La faim. On prive l’animal de nourriture pendant deux ou trois jours, jusqu’à ce qu’il fasse ce qu’on lui demande. Après la représentation, quand les dresseurs amènent leurs animaux sur la piste afin de saluer les spectateurs et qu’ils les font poser pour ceux qui veulent les prendre en photo, tout paraît si paisible ! Ce genre d’idylle peut très mal se terminer. Mettre un singe dans les bras d’un spectateur ! Un toutou, si on veut, ou un hérisson ! Mais comment savoir ce qui peut se passer dans la tête d’un singe ? Le dresseur est quand même à côté, au cas où. Et alors ? Il a passé un contrat avec l’animal ? C’est une bête sauvage, avec des crocs et des griffes. Au delphinarium, un dresseur propose aux enfants de nager à côté d’une otarie. Et il les incite même, pour que ce soit plus impressionnant, à poser la main sur son museau. Et si ça tourne mal ? Qui va payer l’hôpital ? Le dresseur met les enfants en danger, en connaissance de cause, pour gagner de l’argent, et il en est forcément conscient.

Existe-t-il de gentils dresseurs ?

Et des gardiens de prison, des bourreaux gentils, vous en connaissez ? Il faut être clair : la cruauté naît avec le dresseur. Dès que l’on prend un ourson, qu’on le met dans une cage et qu’on le fait se produire en piste, c’est une catastrophe pour l’animal. Et pour l’homme aussi, s’il a un coeur.

Donc, un animal de cirque n’a aucune chance de pouvoir par la suite entamer une autre vie ?

La seule chance qu’il peut avoir, c’est de régler ses comptes avec son dresseur avant de mourir. Et celui-ci le sait. A la différence du tigre, du lion ou du léopard, qui ont besoin de quelques secondes pour se préparer à bondir, l’ours se jette sur vous sans prévenir. Il fonce la tête la première dans vos jambes, vous fauche d’un coup de patte, vous renverse.
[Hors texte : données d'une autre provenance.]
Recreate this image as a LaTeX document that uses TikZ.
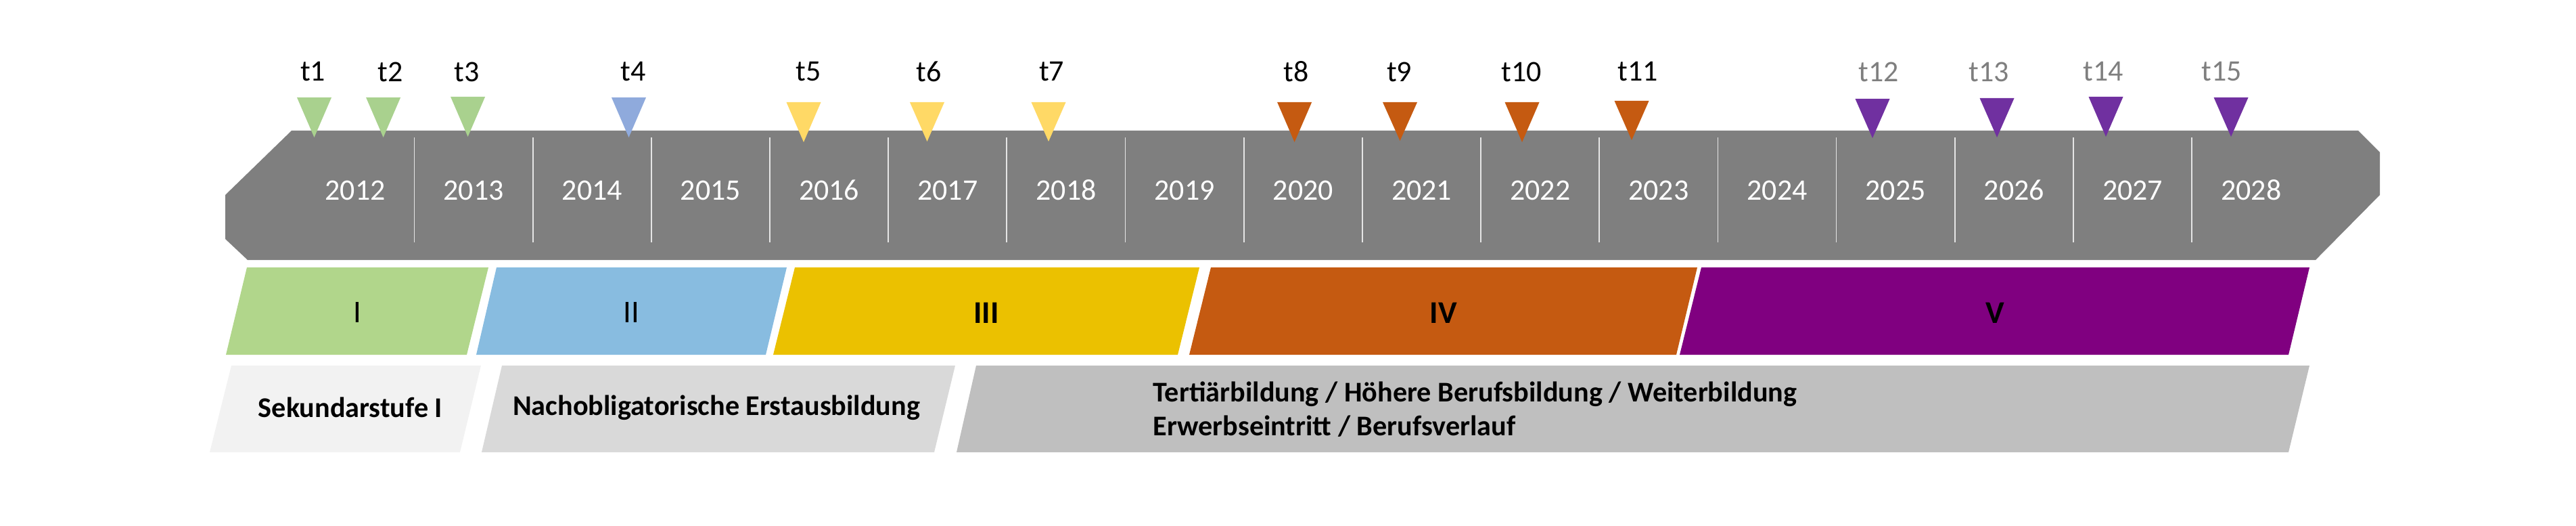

Toute sa vie, il attend patiemment son heure et, lorsque celle-ci arrive, il n’y a plus rien à faire.

Et si cela se produit en pleine représentation ?

Tout le monde sait qu’un dresseur qui punit un animal en piste perd aussitôt la sympathie des spectateurs. Surtout si cela arrive pendant une scène où l’ours joue un rôle. Mais, s’il attaque, je dois lui porter un coup, sans cela, il recommencera demain ou après-demain. C’est lui ou moi. Forcément. J’ai aimé mes ours, mais eux ne m’aimaient pas. Nous vivions dans une défiance permanente. Je ne leur ai jamais fait confiance, pas une seule seconde. C’est grâce à cela que j’ai quitté le monde du cirque sans une égratignure. Voilà ce qui s’est passé avec le dernier ours de Deriabkine. Un soir, il a finalement décidé de "régler ses comptes". C’était dans une cave où Volodia, le fils du dompteur, âgé de 20 ans, élevait Frol, un ours adulte. Ils devaient partir en tournée un peu plus tard. Ce soir-là, Liouda, l’épouse de Deriabkine, entra dans la cave. Elle avait aussi été sa partenaire, c’est à elle qu’un ours offrait un coeur de papier mâché. Frol, 7 ans, s’est soudain jeté sur elle et l’a renversée. Son fils a juste eu le temps de la sortir de là et d’éviter un drame. La belle Liouda est rentrée chez elle en sang. Au matin, deux coups de feu ont retenti dans la cave. "Je ne pensais pas que je finirais ma carrière de cette façon, a commenté Deriabkine. Un ours sur dix parvient vraiment à régler ses comptes. Frol a commis l’erreur d’attaquer d’abord une femme. S’il s’était jeté sur notre fils, Liouda n’aurait rien pu faire. Dieu les a sauvés."